» **TASK GOAL**
From the first line of the data below through the line bearing "const pts = (ys, errs)", reproduce each line exactly; do not include pictures.

» **AVAILABLE DATA**
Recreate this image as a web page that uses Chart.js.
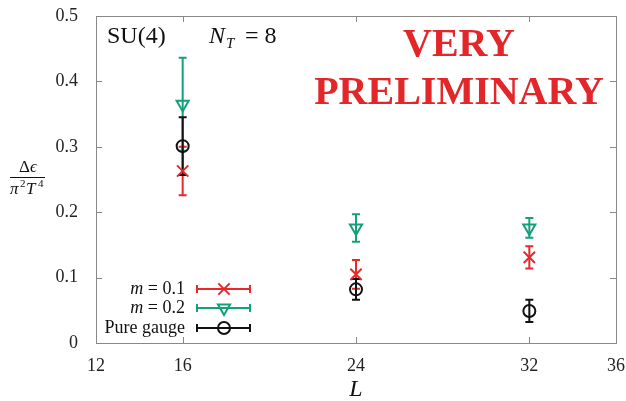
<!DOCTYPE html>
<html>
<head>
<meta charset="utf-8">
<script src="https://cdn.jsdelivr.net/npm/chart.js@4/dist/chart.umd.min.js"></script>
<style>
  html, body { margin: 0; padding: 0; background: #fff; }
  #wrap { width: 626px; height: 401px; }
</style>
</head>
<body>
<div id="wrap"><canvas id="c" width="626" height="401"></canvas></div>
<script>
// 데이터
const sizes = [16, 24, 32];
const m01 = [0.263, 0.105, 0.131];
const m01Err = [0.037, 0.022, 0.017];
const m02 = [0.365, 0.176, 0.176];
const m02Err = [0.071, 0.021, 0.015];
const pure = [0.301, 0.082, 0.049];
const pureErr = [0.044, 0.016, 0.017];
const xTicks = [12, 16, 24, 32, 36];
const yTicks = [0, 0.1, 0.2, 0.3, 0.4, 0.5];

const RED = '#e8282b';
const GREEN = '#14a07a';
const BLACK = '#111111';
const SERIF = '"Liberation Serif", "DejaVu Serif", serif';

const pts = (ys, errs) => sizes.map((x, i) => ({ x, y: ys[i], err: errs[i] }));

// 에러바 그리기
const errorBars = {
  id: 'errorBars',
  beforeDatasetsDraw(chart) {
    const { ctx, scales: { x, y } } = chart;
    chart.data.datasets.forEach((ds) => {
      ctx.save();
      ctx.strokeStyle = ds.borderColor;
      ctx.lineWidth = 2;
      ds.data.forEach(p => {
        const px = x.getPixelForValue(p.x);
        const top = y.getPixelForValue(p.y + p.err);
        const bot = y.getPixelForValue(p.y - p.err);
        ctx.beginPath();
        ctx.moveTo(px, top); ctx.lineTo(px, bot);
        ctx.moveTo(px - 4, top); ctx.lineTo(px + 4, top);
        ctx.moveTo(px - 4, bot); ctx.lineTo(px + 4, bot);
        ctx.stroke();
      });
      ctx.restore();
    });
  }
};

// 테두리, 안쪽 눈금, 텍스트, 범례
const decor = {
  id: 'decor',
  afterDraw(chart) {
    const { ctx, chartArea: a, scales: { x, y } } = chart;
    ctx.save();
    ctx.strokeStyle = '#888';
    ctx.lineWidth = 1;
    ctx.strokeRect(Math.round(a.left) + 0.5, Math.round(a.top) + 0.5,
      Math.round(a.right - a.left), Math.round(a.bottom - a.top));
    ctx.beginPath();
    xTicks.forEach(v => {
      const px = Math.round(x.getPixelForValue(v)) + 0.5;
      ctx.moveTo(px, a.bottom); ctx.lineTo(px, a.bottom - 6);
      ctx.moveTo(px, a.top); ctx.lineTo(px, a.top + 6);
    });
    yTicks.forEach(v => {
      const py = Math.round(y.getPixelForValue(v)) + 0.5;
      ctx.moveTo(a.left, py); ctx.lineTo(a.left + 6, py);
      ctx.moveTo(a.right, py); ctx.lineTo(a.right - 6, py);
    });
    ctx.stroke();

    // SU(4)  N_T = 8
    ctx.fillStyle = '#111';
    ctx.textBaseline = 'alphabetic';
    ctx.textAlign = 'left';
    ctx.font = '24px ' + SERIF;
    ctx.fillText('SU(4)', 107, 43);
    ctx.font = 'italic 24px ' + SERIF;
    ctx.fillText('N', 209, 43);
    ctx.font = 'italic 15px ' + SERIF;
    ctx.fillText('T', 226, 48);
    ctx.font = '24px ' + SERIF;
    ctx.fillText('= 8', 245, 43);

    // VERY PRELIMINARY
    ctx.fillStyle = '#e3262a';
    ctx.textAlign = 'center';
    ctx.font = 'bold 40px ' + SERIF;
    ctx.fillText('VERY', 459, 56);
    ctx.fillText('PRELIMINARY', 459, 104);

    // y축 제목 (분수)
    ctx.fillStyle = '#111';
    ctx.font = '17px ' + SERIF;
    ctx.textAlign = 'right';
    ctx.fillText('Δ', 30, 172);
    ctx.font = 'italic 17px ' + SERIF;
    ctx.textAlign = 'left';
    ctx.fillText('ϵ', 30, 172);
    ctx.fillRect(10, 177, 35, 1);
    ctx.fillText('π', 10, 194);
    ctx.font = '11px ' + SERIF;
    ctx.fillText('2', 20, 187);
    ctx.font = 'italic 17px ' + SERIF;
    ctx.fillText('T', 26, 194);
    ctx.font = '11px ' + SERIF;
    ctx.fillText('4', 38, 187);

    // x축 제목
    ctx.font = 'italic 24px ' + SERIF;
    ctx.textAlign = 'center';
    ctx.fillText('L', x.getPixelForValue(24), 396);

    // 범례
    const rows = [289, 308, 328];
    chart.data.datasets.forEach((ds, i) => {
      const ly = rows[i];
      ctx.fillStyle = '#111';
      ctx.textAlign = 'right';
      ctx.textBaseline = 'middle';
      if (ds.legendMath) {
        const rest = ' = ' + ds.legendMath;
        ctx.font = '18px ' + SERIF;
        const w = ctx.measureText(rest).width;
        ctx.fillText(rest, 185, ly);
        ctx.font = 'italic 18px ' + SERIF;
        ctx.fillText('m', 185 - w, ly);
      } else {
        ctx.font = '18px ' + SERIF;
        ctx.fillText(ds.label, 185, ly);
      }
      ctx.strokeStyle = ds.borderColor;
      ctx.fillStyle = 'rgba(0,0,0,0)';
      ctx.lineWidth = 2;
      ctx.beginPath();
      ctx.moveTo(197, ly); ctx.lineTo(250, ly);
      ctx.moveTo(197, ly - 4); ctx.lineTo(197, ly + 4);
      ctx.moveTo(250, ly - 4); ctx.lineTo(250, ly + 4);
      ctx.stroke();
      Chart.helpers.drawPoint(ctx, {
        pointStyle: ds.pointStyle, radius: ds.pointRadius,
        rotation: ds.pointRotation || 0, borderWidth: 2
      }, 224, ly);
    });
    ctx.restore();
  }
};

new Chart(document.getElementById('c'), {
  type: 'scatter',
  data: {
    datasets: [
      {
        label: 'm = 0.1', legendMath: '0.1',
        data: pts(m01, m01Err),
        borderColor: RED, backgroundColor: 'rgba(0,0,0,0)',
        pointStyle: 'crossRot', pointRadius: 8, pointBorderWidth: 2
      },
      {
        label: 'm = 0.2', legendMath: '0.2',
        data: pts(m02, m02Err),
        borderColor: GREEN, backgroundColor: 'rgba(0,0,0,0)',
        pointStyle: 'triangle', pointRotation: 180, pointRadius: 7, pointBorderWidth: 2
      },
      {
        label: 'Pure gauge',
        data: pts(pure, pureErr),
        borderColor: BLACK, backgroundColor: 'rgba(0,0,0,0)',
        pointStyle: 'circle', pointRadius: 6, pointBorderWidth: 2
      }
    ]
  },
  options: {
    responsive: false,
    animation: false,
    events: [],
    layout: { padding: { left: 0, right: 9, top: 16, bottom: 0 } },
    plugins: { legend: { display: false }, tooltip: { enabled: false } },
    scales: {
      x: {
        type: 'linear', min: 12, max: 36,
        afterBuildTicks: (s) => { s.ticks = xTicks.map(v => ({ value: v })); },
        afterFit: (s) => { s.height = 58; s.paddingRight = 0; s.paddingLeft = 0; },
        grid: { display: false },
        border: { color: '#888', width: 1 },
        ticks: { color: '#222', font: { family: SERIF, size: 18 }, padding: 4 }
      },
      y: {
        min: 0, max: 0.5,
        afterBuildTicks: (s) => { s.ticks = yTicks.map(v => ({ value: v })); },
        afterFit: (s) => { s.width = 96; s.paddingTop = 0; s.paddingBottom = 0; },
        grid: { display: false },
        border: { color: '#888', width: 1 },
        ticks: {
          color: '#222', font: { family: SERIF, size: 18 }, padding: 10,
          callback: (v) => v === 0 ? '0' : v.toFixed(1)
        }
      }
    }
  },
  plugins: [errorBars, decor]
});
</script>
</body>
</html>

» **ANSWER IN FULL**
Recreate this image as a web page that uses Chart.js.
<!DOCTYPE html>
<html>
<head>
<meta charset="utf-8">
<script src="https://cdn.jsdelivr.net/npm/chart.js@4/dist/chart.umd.min.js"></script>
<style>
  html, body { margin: 0; padding: 0; background: #fff; }
  #wrap { width: 626px; height: 401px; }
</style>
</head>
<body>
<div id="wrap"><canvas id="c" width="626" height="401"></canvas></div>
<script>
// 데이터
const sizes = [16, 24, 32];
const m01 = [0.263, 0.105, 0.131];
const m01Err = [0.037, 0.022, 0.017];
const m02 = [0.365, 0.176, 0.176];
const m02Err = [0.071, 0.021, 0.015];
const pure = [0.301, 0.082, 0.049];
const pureErr = [0.044, 0.016, 0.017];
const xTicks = [12, 16, 24, 32, 36];
const yTicks = [0, 0.1, 0.2, 0.3, 0.4, 0.5];

const RED = '#e8282b';
const GREEN = '#14a07a';
const BLACK = '#111111';
const SERIF = '"Liberation Serif", "DejaVu Serif", serif';

const pts = (ys, errs) => sizes.map((x, i) => ({ x, y: ys[i], err: errs[i] }));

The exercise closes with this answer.